When Atheists Criticize School Prayer, It’s Not Because We’re ‘Offended’ June 1, 2013

When Atheists Criticize School Prayer, It’s Not Because We’re ‘Offended’

On his show this week, Glenn Beck spoke about Jonathan Hardwick‘s Christian graduation prayer at Lincoln County High School and the fact that atheist students successfully stopped a formal prayer from taking place at the ceremony. Beck argued that atheists tried to stop it because they were offended… and no one has a right not to be offended:

After playing a clip of the prayer and the audience’s rousing applause, Beck says:

I think the school should get a very clear message that the people… in this town say “Enough is enough.” Now, that’s not a hateful thing against atheists… It’s really not. I don’t understand — I really don’t understand… You don’t have the right to not be offended. My gosh…

You know who’s going to survive in the end?… I contend it will be the people of faith or the people who are currently being ostracized because of their point of view. The people who this system has beaten up and told to shut up for a very long time. Because there’s not hatred in our hearts…

He says a bunch of other nonsensical things, too — what’s new? — but let’s talk for a moment about the “offended” comment. We hear that a lot, every time an atheist speaks up about a violation of church/state separation, right-wingers love to say their prayers are made in good faith and they’re not trying to offend anybody so stop being offended.

Of course, “offense” has little to do with it. That’s not why we file lawsuits or make big deals out of these situations. It’s about not letting the majority’s religion become the school’s official religion, which a formal prayer does. It’s about making a ceremony that’s supposed to be for everybody truly inclusive. It’s about honoring the Constitution when Christians try to override it — something you would think even Beck would appreciate.

It doesn’t matter what the prayer sounded like or what the intentions of the speaker were. Even if Christians dominate the community, they have no right to turn a public school ceremony into another church service. What Hardwick did may have been considered private, protected speech, but he inadvertently slammed non-Christians in the process. (Keep in mind that Beck thinks Christians are the ones being ostracized in all of this.) It’s much worse, though, when the prayer comes from a school official.

Beck’s commentary doesn’t really even make sense — again, what’s new? — since the atheists who stopped the formal invocation prayers weren’t “offended” in the first place:

Bradley Chester, a graduating senior, is an atheist and one of the students who approached [Principal Tim] Godbey about not having prayer at graduation.

“I feel like you shouldn’t force your religion upon anybody,” Chester said in an interview with WKYT in Lexington. “And a lot of people are saying if there are prayers at graduation, you don’t have to participate, you can sit there and not listen, close your ears. Well, one, it’s my graduation. I shouldn’t have to close my ears.
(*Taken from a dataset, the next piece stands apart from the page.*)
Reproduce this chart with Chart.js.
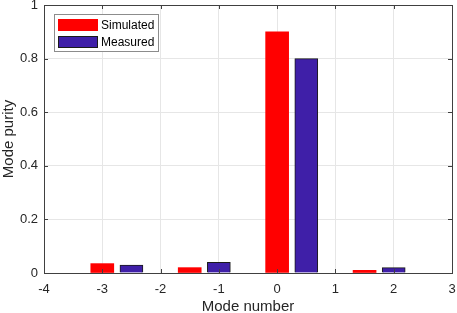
<!DOCTYPE html>
<html>
<head>
<meta charset="utf-8">
<script src="https://cdn.jsdelivr.net/npm/chart.js@4"></script>
<style>
  html, body { margin: 0; padding: 0; background: #fff; }
  #wrap { width: 457px; height: 313px; }
</style>
</head>
<body>
<div id="wrap"><canvas id="grafico"></canvas></div>
<script>
// data
const simModes = [-3, -1.5, 0, 1.5];
const simValues = [0.035, 0.02, 0.9, 0.01];
const measModes = [-2.5, -1, 0.5, 2];
const measValues = [0.03, 0.04, 0.8, 0.02];
const xTicks = [-4, -3, -2, -1, 0, 1, 2, 3];
const yTicks = [0, 0.2, 0.4, 0.6, 0.8, 1];
const seriesNames = ['Simulated', 'Measured'];

const rojo = '#ff0000';
const azul = '#3f1fa8';
const textColor = '#262626';

// box around the axes, inward ticks and legend inside plot
const marcoPlugin = {
    id: 'marco',
    afterDraw(chart) {
        const ctx = chart.ctx;
        const a = chart.chartArea;
        const xs = chart.scales.x, ys = chart.scales.y;
        ctx.save();
        ctx.strokeStyle = '#404040';
        ctx.lineWidth = 1;
        ctx.beginPath();
        xTicks.forEach(function (t) {
            const px = Math.round(xs.getPixelForValue(t)) + 0.5;
            ctx.moveTo(px, a.bottom); ctx.lineTo(px, a.bottom - 4);
            ctx.moveTo(px, a.top); ctx.lineTo(px, a.top + 4);
        });
        yTicks.forEach(function (t) {
            const py = Math.round(ys.getPixelForValue(t)) + 0.5;
            ctx.moveTo(a.left, py); ctx.lineTo(a.left + 4, py);
            ctx.moveTo(a.right, py); ctx.lineTo(a.right - 4, py);
        });
        ctx.stroke();
        ctx.strokeRect(Math.round(a.left) + 0.5, Math.round(a.top) + 0.5,
            Math.round(a.right - a.left), Math.round(a.bottom - a.top));

        // legend
        const lx = Math.round(a.left) + 10, ly = Math.round(a.top) + 9;
        ctx.fillStyle = '#fff';
        ctx.fillRect(lx, ly, 104, 37);
        ctx.strokeStyle = '#8c8c8c';
        ctx.strokeRect(lx + 0.5, ly + 0.5, 104, 37);
        const cols = [rojo, azul];
        ctx.font = '12px "Liberation Sans", Arial, sans-serif';
        ctx.textBaseline = 'middle';
        seriesNames.forEach(function (n, i) {
            const sy = ly + 5 + i * 17;
            ctx.fillStyle = cols[i];
            ctx.fillRect(lx + 4, sy, 40, 12);
            if (i === 1) {
                ctx.strokeStyle = '#1a1a1a';
                ctx.strokeRect(lx + 4.5, sy + 0.5, 39, 11);
            }
            ctx.fillStyle = '#000';
            ctx.fillText(n, lx + 47, sy + 6.5);
        });
        ctx.restore();
    }
};

const ctx = document.getElementById('grafico').getContext('2d');
new Chart(ctx, {
    type: 'bar',
    data: {
        datasets: [{
            label: seriesNames[0],
            data: simModes.map(function (m, i) { return { x: m, y: simValues[i] }; }),
            backgroundColor: rojo,
            borderColor: rojo,
            borderWidth: 0,
            barThickness: 23
        }, {
            label: seriesNames[1],
            data: measModes.map(function (m, i) { return { x: m, y: measValues[i] }; }),
            backgroundColor: azul,
            borderColor: '#1a1a1a',
            borderWidth: 1,
            barThickness: 23
        }]
    },
    options: {
        responsive: true,
        maintainAspectRatio: false,
        animation: false,
        layout: { padding: { top: 5, right: 5, left: 0, bottom: 0 } },
        plugins: {
            legend: { display: false },
            tooltip: { enabled: false }
        },
        datasets: { bar: { grouped: false } },
        scales: {
            x: {
                type: 'linear',
                min: -4,
                max: 3,
                offset: false,
                afterBuildTicks: function (s) { s.ticks = xTicks.map(function (v) { return { value: v }; }); },
                ticks: {
                    color: textColor,
                    font: { family: '"Liberation Sans", Arial', size: 13 },
                    padding: 9,
                    maxRotation: 0
                },
                grid: { color: '#e6e6e6', drawTicks: false, offset: false },
                border: { display: false },
                title: {
                    display: true,
                    text: 'Mode number',
                    color: textColor,
                    font: { family: '"Liberation Sans", Arial', size: 15 },
                    padding: { top: 2, bottom: -3 }
                },
                afterFit: function (s) { s.height = 40; s.paddingRight = 0; s.paddingLeft = 0; }
            },
            y: {
                min: 0,
                max: 1,
                afterBuildTicks: function (s) { s.ticks = yTicks.map(function (v) { return { value: v }; }); },
                ticks: {
                    color: textColor,
                    font: { family: '"Liberation Sans", Arial', size: 13 },
                    padding: 6,
                    callback: function (v) { return String(Math.round(v * 10) / 10); }
                },
                grid: { color: '#e6e6e6', drawTicks: false },
                border: { display: false },
                title: {
                    display: true,
                    text: 'Mode purity',
                    color: textColor,
                    font: { family: '"Liberation Sans", Arial', size: 15 },
                    padding: { top: 0, bottom: 2 }
                },
                afterFit: function (s) { s.width = 44; s.paddingTop = 0; s.paddingBottom = 0; }
            }
        }
    },
    plugins: [marcoPlugin]
});
</script>
</body>
</html>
“This is a place for school, not a church. I feel like I’m graduating from Lincoln County High, not Lincoln County Church.”

Chester and his allies wanted to make their graduation comfortable for everybody. They didn’t want the school to announce that God didn’t exist; they just wanted a ceremony that didn’t elevate one religion to a special level and they were right to do that.

Hardwick and Beck may not be capable of putting themselves in the shoes of people who don’t believe in God, but atheists know the feeling of exclusion very well. Even if the majority of people in the audience wanted to hear it, the prayers were better left said in the car on the way to the event, not at the microphone during it.